Monday, June 21, 2010

Baby Oblad's Cake

We had a great day yesterday as we celebrated the upcoming arrival of Baby Oblad. Our friends Stephanie and Paul are expecting their first little boy this August and we couldn't be more excited for them. We had a lovely potluck-style luncheon in Victory Park; of course, my contribution was the cake. I chose to do a blue, white, and green striped fondant 12 in. round cake (white cake with vanilla buttercream) with a dome of white roses on top. To make the cake glisten, I brushed each fondant stripe and the top of the cake with some watered-down piping gel and then sprinkled on some sanding sugar. (It made the fondant more edible as well.) This might be the most technically perfect cake I've ever made; I credit the homemade buttercream for that. As with the banana pecan cupcakes, I made a vanilla Swiss meringue buttercream for the filling and as a coating under the fondant. The consistency of the homemade buttercream made a world of difference and gave me a super smooth coating under the fondant. The taste was superior as well. I would considering foregoing the fondant all together for a smaller cake and just using the buttercream; that's how smooth this stuff looks!


The dome of roses on top was inspired by a wedding in which I was a bridesmaid about a month ago. I took home a floral arrangement and after a few days completely took it apart and analyzed its construction. It seemed pretty straightforward: a shallow dish with a wet floral foam taped to the dish with waterproof floral tape. As long as the foam stays wet, the flowers inserted into the foam stay fresh! So I picked up some Oasis foam, a shallow dish, and waterproof tape from the craft store and whipped this little guy up with about 2 dozen white roses. I think the next time I have a party I'll definitely make some nice big dramatic floral arrangements with this technique. It was so easy!

Wednesday, June 16, 2010

The Most Perfect Cupcake

This is (far and away) the most perfect cupcake I've ever had. It might even be the most perfect thing I've ever baked. Martha would call it "a good thing." It also represents a baking milestone for me.


First off, it's a banana pecan cupcake. By itself, it's just wonderful. The texture really makes the cake. Right out of the oven, I would say they are the perfect breakfast treat. More of a cake though, than a muffin. What takes these to the next level though is the frosting. Caramel buttercream. Fresh, homemade caramel buttercream. With more caramel drizzled on top. The recipes are both from Martha Stewart's Cupcakes cookbook and are much better than other cupcake recipes out there. The whole book is full of awesome ideas and well written recipes. Every cupcake I've ever produced from that book has been a home run, slam dunk, and touchdown all in one. You need this book.

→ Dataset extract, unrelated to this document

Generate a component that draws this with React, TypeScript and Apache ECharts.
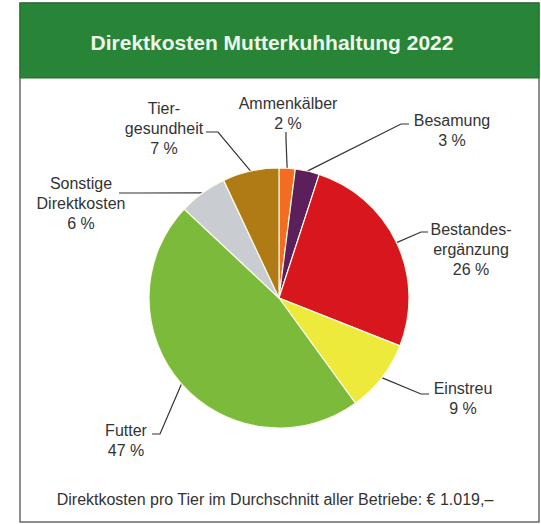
import React, { useEffect, useRef } from "react";
import * as echarts from "echarts";

// Cost categories (clockwise from 12 o'clock) and their share in percent
const categories = [
  "Ammenkälber",
  "Besamung",
  "Bestandes-\nergänzung",
  "Einstreu",
  "Futter",
  "Sonstige\nDirektkosten",
  "Tier-\ngesundheit",
];
const shares = [2, 3, 26, 9, 47, 6, 7];
const sliceColors = [
  "#f36c21",
  "#5b1f5c",
  "#d7161d",
  "#eeea3c",
  "#7bba3b",
  "#c9cdd1",
  "#b07b14",
];

const titleText = "Direktkosten Mutterkuhhaltung 2022";
const footerText =
  "Direktkosten pro Tier im Durchschnitt aller Betriebe: € 1.019,–";

// Where each label block sits and how its leader line bends toward it
const labelSpots: { x: number; y: number; bend: number[]; end: number[] }[] = [
  { x: 288, y: 113, bend: [286, 140], end: [286, 132] },
  { x: 452, y: 130, bend: [401, 124], end: [409, 124] },
  { x: 471, y: 249, bend: [421, 232], end: [428, 232] },
  { x: 463, y: 398, bend: [421, 394], end: [429, 394] },
  { x: 126, y: 440, bend: [160, 434], end: [152, 434] },
  { x: 81, y: 203, bend: [140, 193], end: [119, 193] },
  { x: 164, y: 128, bend: [218, 132], end: [206, 132] },
];

const FONT = "'Liberation Sans', Arial, Helvetica, sans-serif";

export default function App() {
  const ref = useRef<HTMLDivElement>(null);

  useEffect(() => {
    if (!ref.current) return;
    const chart = echarts.init(ref.current, null, { renderer: "svg" });

    chart.setOption({
      animation: false,
      backgroundColor: "#ffffff",
      graphic: [
        {
          type: "rect",
          shape: { x: 20, y: 3, width: 519, height: 519 },
          style: { fill: "#ffffff", stroke: "#6a6a6a", lineWidth: 1.5 },
          z: 0,
        },
        {
          type: "rect",
          shape: { x: 20, y: 3, width: 519, height: 75 },
          style: { fill: "#288537", stroke: "#1f6e2c", lineWidth: 1 },
          z: 1,
        },
        {
          type: "text",
          x: 272,
          y: 42,
          style: {
            text: titleText,
            fill: "#eef6ea",
            font: `bold 21px ${FONT}`,
            align: "center",
            verticalAlign: "middle",
          },
          z: 2,
        },
        {
          type: "text",
          x: 275,
          y: 499,
          style: {
            text: footerText,
            fill: "#333333",
            font: `16px ${FONT}`,
            align: "center",
            verticalAlign: "middle",
          },
          z: 2,
        },
      ],
      series: [
        {
          type: "pie",
          center: [279, 298],
          radius: 130,
          startAngle: 90,
          clockwise: true,
          z: 3,
          itemStyle: { borderColor: "#fbfbe8", borderWidth: 1.2 },
          label: {
            show: true,
            position: "outside",
            color: "#333333",
            fontFamily: FONT,
            fontSize: 16,
            lineHeight: 20,
            align: "center",
            formatter: (p: any) => `${p.name}\n${p.value} %`,
          },
          labelLine: {
            show: true,
            length: 10,
            length2: 10,
            lineStyle: { color: "#333333", width: 1.2 },
          },
          labelLayout: (params: any) => {
            const spot = labelSpots[params.dataIndex];
            const pts = params.labelLinePoints;
            const start = pts && pts.length ? pts[0] : spot.bend;
            return {
              x: spot.x,
              y: spot.y,
              align: "center",
              verticalAlign: "middle",
              labelLinePoints: [start, spot.bend, spot.end],
            };
          },
          emphasis: { disabled: true },
          data: categories.map((name, i) => ({
            name,
            value: shares[i],
            itemStyle: { color: sliceColors[i] },
          })),
        },
      ],
    });

    return () => chart.dispose();
  }, []);

  return (
    <div
      ref={ref}
      style={{ position: "absolute", left: 0, top: 0, width: 541, height: 524 }}
    />
  );
}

Now, the baking milestone: I finally (FINALLY) figured out real, authentic buttercream. Like the kind with a meringue base and everything. Buttercream is always a bit of a disaster for me. Either my meringue fails to thicken and form stiff peaks, or it breaks when I add the butter. You name it, it's gone wrong for me. Martha's trick was essential to my success. I usually have trouble telling when the sugar has dissolved in my egg whites while gently heating them over a simmering pot of water. Because I'm never able to see through the foamy mess of egg whites, I usually heat them too much or don't get the sugar dissolved enough. But Martha suggests rubbing some of the mixture between your fingers until the "grittiness" of the sugar ceases. Once this happened, I heated them for a brief second longer, and pulled them off the simmering pot of water. After beating the egg white/sugar solution, I got the most beautiful, fluffy, stable (!) meringue I've ever produced. I quite literally danced around the kitchen. But, it wasn't done! I slowly added the butter portionwise with mixing. All looked well, but then, it looked like it was breaking! I was pretty heartbroken, but followed Martha and beat it into submission. After a few minutes on high with the Kitchen Aid, I had the most silky, smooth buttercream in history. And it only got better once I added the homemade caramel! I think I'm far less intimidated by this now than I used to be. I think I'll be making my own buttercreams for all my cakes from now on. All thanks to this most perfect little cupcake.